CSV File Analysis.txt

CSV File Analysis
city_weather.csv

Columns: city_id, date, hour, temp, wind_speed, description, precip, humidity, visibility, pressure, chanceofrain, chanceoffog, chanceofsnow, chanceofthunder
Purpose: Provides weather data for different cities at various times, which can be used to assess the impact of weather on truck delays.
drivers_table.csv

Columns: driver_id, name, gender, age, experience, driving_style, ratings, vehicle_no, average_speed_mph
Purpose: Contains information about drivers, which can help in understanding their impact on delay (e.g., driving style, experience).
routes_table.csv

Columns: route_id, origin_id, destination_id, distance, average_hours
Purpose: Contains route details, including distance and expected travel time, which are essential for predicting delays based on route characteristics.
routes_weather.csv

Columns: route_id, Date, temp, wind_speed, description, precip, humidity, visibility, pressure, chanceofrain, chanceoffog, chanceofsnow, chanceofthunder
Purpose: Provides weather data specific to routes, which is crucial for understanding route-specific weather impacts.
traffic_table.csv

Columns: route_id, date, hour, no_of_vehicles, accident
Purpose: Contains traffic data and accident information, which can influence delays and should be considered in the model.
truck_schedule_table.csv

Columns: truck_id, route_id, departure_date, estimated_arrival, delay
Purpose: The primary dataset with truck schedules and actual delays.

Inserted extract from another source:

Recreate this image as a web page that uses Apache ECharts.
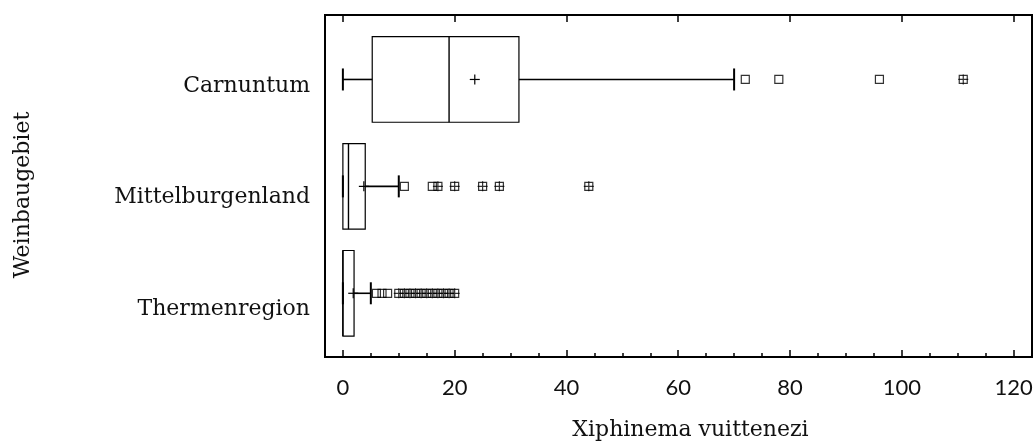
<!DOCTYPE html>
<html>
<head>
<meta charset="utf-8">
<script src="https://cdn.jsdelivr.net/npm/echarts@6/dist/echarts.min.js"></script>
<style>
  html, body { margin: 0; padding: 0; background: #fff; }
  #chart { width: 1035px; height: 445px; }
</style>
</head>
<body>
<div id="chart"></div>
<script>
// y position 0 = bottom row
const categories = ['Thermenregion', 'Mittelburgenland', 'Carnuntum']
const boxMin = [0, 0, 0]
const boxQ1 = [0, 0, 5.25]
const boxMedian = [0, 1, 19]
const boxQ3 = [2, 4, 31.5]
const boxMax = [5, 10, 70]
const boxMean = [1.85, 3.75, 23.6]
// plain squares and squares with a cross (far outliers)
const nearOutliers = [[6, 7, 8], [11, 16], [72, 78, 96]]
const farOutliers = [[10, 11, 12, 13, 14, 15, 16, 17, 18, 19, 20], [17, 20, 25, 28, 44], [111]]
const majorTicks = [0, 20, 40, 60, 80, 100, 120]
const minorTicks = [0, 5, 10, 15, 20, 25, 30, 35, 40, 45, 50, 55, 60, 65, 70, 75, 80, 85, 90, 95, 100, 105, 110, 115, 120]

const serif = 'DejaVu Serif'
const sans = 'Lato'
const ink = '#111'

const boxData = categories.map((c, i) => [i, boxMin[i], boxQ1[i], boxMedian[i], boxQ3[i], boxMax[i], boxMean[i]])
const nearData = []
const farData = []
nearOutliers.forEach((vals, i) => vals.forEach(v => nearData.push([v, i])))
farOutliers.forEach((vals, i) => vals.forEach(v => farData.push([v, i])))

function renderBox(params, api) {
  const y = api.value(0)
  const half = api.size([0, 0.8])[1] / 2
  const cap = 11
  const pt = v => api.coord([v, y])
  const lo = pt(api.value(1))
  const q1 = pt(api.value(2))
  const med = pt(api.value(3))
  const q3 = pt(api.value(4))
  const hi = pt(api.value(5))
  const mean = pt(api.value(6))
  const cy = q1[1]
  const line = (x1, y1, x2, y2, w) => ({
    type: 'line',
    shape: { x1, y1, x2, y2 },
    style: { stroke: '#000', lineWidth: w }
  })
  return {
    type: 'group',
    children: [
      line(lo[0], cy, q1[0], cy, 1.6),
      line(q3[0], cy, hi[0], cy, 1.6),
      line(lo[0], cy - cap, lo[0], cy + cap, 2),
      line(hi[0], cy - cap, hi[0], cy + cap, 2),
      {
        type: 'rect',
        shape: { x: q1[0], y: cy - half, width: q3[0] - q1[0], height: half * 2 },
        style: { fill: 'none', stroke: '#000', lineWidth: 1.2 }
      },
      line(med[0], cy - half, med[0], cy + half, 1.4),
      line(mean[0] - 5, cy, mean[0] + 5, cy, 1.2),
      line(mean[0], cy - 5, mean[0], cy + 5, 1.2)
    ]
  }
}

const xBase = {
  type: 'value',
  min: -3.2,
  max: 123.3,
  axisLine: { show: false, onZero: false },
  splitLine: { show: false }
}
const yBase = {
  type: 'value',
  position: 'left',
  axisLine: { show: false, onZero: false },
  axisTick: { show: false },
  splitLine: { show: false }
}

const chart = echarts.init(document.getElementById('chart'), null, { renderer: 'canvas' })

chart.setOption({
  backgroundColor: '#fff',
  animation: false,
  grid: {
    left: 325, right: 3, top: 15, bottom: 88,
    outerBoundsMode: 'none',
    show: true, borderColor: '#000', borderWidth: 2
  },
  xAxis: [
    {
      ...xBase,
      position: 'bottom',
      axisTick: { inside: true, length: 7, customValues: majorTicks, lineStyle: { color: '#000', width: 1.5 } },
      axisLabel: { customValues: majorTicks, margin: 20, fontFamily: sans, fontSize: 22, color: ink },
      name: 'Xiphinema vuittenezi',
      nameLocation: 'middle',
      nameGap: 62,
      nameTextStyle: { fontFamily: serif, fontSize: 22, color: ink, padding: [0, 0, 0, 24] }
    },
    {
      ...xBase,
      position: 'bottom',
      axisTick: { inside: true, length: 4, customValues: minorTicks, lineStyle: { color: '#000', width: 1.5 } },
      axisLabel: { show: false }
    },
    {
      ...xBase,
      position: 'top',
      axisTick: { inside: true, length: 7, customValues: majorTicks, lineStyle: { color: '#000', width: 1.5 } },
      axisLabel: { show: false }
    }
  ],
  yAxis: [
    {
      ...yBase,
      min: -0.596,
      max: 2.603,
      axisLabel: { show: false },
      name: 'Weinbaugebiet',
      nameLocation: 'middle',
      nameGap: 291,
      nameTextStyle: { fontFamily: serif, fontSize: 22, color: ink, padding: [0, 18, 0, 0] }
    },
    {
      // category labels sit on their own scale, slightly spread compared with the boxes
      ...yBase,
      min: -0.43,
      max: 2.637,
      axisLabel: {
        customValues: [0, 1, 2],
        formatter: v => categories[v],
        margin: 15,
        fontFamily: serif,
        fontSize: 22,
        color: ink
      }
    }
  ],
  series: [
    {
      type: 'custom',
      xAxisIndex: 0,
      yAxisIndex: 0,
      renderItem: renderBox,
      encode: { x: [1, 2, 3, 4, 5, 6], y: 0 },
      data: boxData,
      z: 2
    },
    {
      type: 'scatter',
      xAxisIndex: 0,
      yAxisIndex: 0,
      symbol: 'rect',
      symbolSize: 8,
      itemStyle: { color: 'rgba(0,0,0,0)', borderColor: '#000', borderWidth: 1.2 },
      data: nearData.concat(farData),
      z: 3
    },
    {
      type: 'scatter',
      xAxisIndex: 0,
      yAxisIndex: 0,
      symbol: 'path://M0,5L10,5M5,0L5,10',
      symbolSize: 10,
      itemStyle: { color: 'rgba(0,0,0,0)', borderColor: '#000', borderWidth: 1.2 },
      data: farData,
      z: 4
    }
  ]
})
</script>
</body>
</html>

This is your target variable for classification.
trucks_table.csv

Columns: truck_id, truck_age, load_capacity_pounds, mileage_mpg, fuel_type
Purpose: Provides details about the trucks, which may affect delay due to factors like truck age or load capacity.


Checklist for Data Cleaning Completion:
 Verified and handled missing values.
 Identified and addressed outliers.
 Ensured correct data types.
 Reviewed and validated categorical features.
 Saved the cleaned data.
 Documented the changes made.